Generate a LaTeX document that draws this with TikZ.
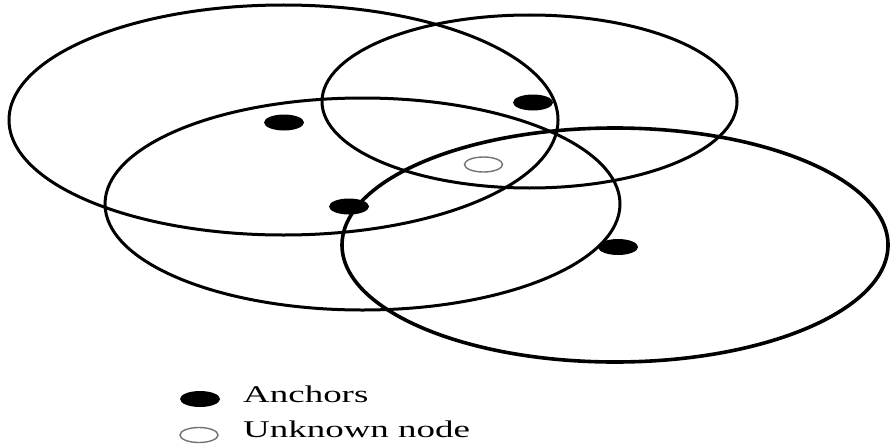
\documentclass[tikz,border=0pt]{standalone}
\usepackage{fontspec}
\usepackage{graphicx}
\setmainfont{Liberation Serif}
\usetikzlibrary{shapes.geometric}
\begin{document}
\begin{tikzpicture}[x=1pt,y=-1pt,
  rangering/.style={ellipse, draw=black, line width=3pt, inner sep=0pt, outer sep=0pt},
  anchordot/.style={ellipse, fill=black, inner sep=0pt, minimum width=40pt, minimum height=16pt},
  unknowndot/.style={ellipse, draw=black!55, line width=1.4pt, fill=white, inner sep=0pt, minimum width=38pt, minimum height=15pt},
  legendtext/.style={anchor=base west, inner sep=0pt, font=\fontsize{24}{28}\selectfont}]
\useasboundingbox (0,0) rectangle (890,444);
% range ellipses
\node[rangering, minimum width=549pt, minimum height=230pt] (r1) at (283.5,120) {};
\node[rangering, minimum width=415pt, minimum height=173pt] (r2) at (529.5,101.5) {};
\node[rangering, minimum width=515pt, minimum height=212pt] (r3) at (362.5,204) {};
\node[rangering, line width=3.6pt, minimum width=546pt, minimum height=234pt] (r4) at (615,245) {};
% anchors
\node[anchordot] (a1) at (284,122.5) {};
\node[anchordot] (a2) at (533,102.5) {};
\node[anchordot] (a3) at (349,206.5) {};
\node[anchordot] (a4) at (618,247) {};
% unknown node
\node[unknowndot] (u) at (483.5,164.5) {};
% legend
\node[anchordot] (la) at (200,399) {};
\node[unknowndot] (lu) at (199,435) {};
\node[legendtext] (ta) at (243,402) {\scalebox{1.54}[1]{Anchors}};
\node[legendtext] (tu) at (243,437) {\scalebox{1.54}[1]{Unknown node}};
\end{tikzpicture}
\end{document}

#### WHAT IS EXPECTED
Output each line exactly; omit every picture.

#### SOLVED EXERCISE
Generate a LaTeX document that draws this with TikZ.
\documentclass[tikz,border=0pt]{standalone}
\usepackage{fontspec}
\usepackage{graphicx}
\setmainfont{Liberation Serif}
\usetikzlibrary{shapes.geometric}
\begin{document}
\begin{tikzpicture}[x=1pt,y=-1pt,
  rangering/.style={ellipse, draw=black, line width=3pt, inner sep=0pt, outer sep=0pt},
  anchordot/.style={ellipse, fill=black, inner sep=0pt, minimum width=40pt, minimum height=16pt},
  unknowndot/.style={ellipse, draw=black!55, line width=1.4pt, fill=white, inner sep=0pt, minimum width=38pt, minimum height=15pt},
  legendtext/.style={anchor=base west, inner sep=0pt, font=\fontsize{24}{28}\selectfont}]
\useasboundingbox (0,0) rectangle (890,444);
% range ellipses
\node[rangering, minimum width=549pt, minimum height=230pt] (r1) at (283.5,120) {};
\node[rangering, minimum width=415pt, minimum height=173pt] (r2) at (529.5,101.5) {};
\node[rangering, minimum width=515pt, minimum height=212pt] (r3) at (362.5,204) {};
\node[rangering, line width=3.6pt, minimum width=546pt, minimum height=234pt] (r4) at (615,245) {};
% anchors
\node[anchordot] (a1) at (284,122.5) {};
\node[anchordot] (a2) at (533,102.5) {};
\node[anchordot] (a3) at (349,206.5) {};
\node[anchordot] (a4) at (618,247) {};
% unknown node
\node[unknowndot] (u) at (483.5,164.5) {};
% legend
\node[anchordot] (la) at (200,399) {};
\node[unknowndot] (lu) at (199,435) {};
\node[legendtext] (ta) at (243,402) {\scalebox{1.54}[1]{Anchors}};
\node[legendtext] (tu) at (243,437) {\scalebox{1.54}[1]{Unknown node}};
\end{tikzpicture}
\end{document}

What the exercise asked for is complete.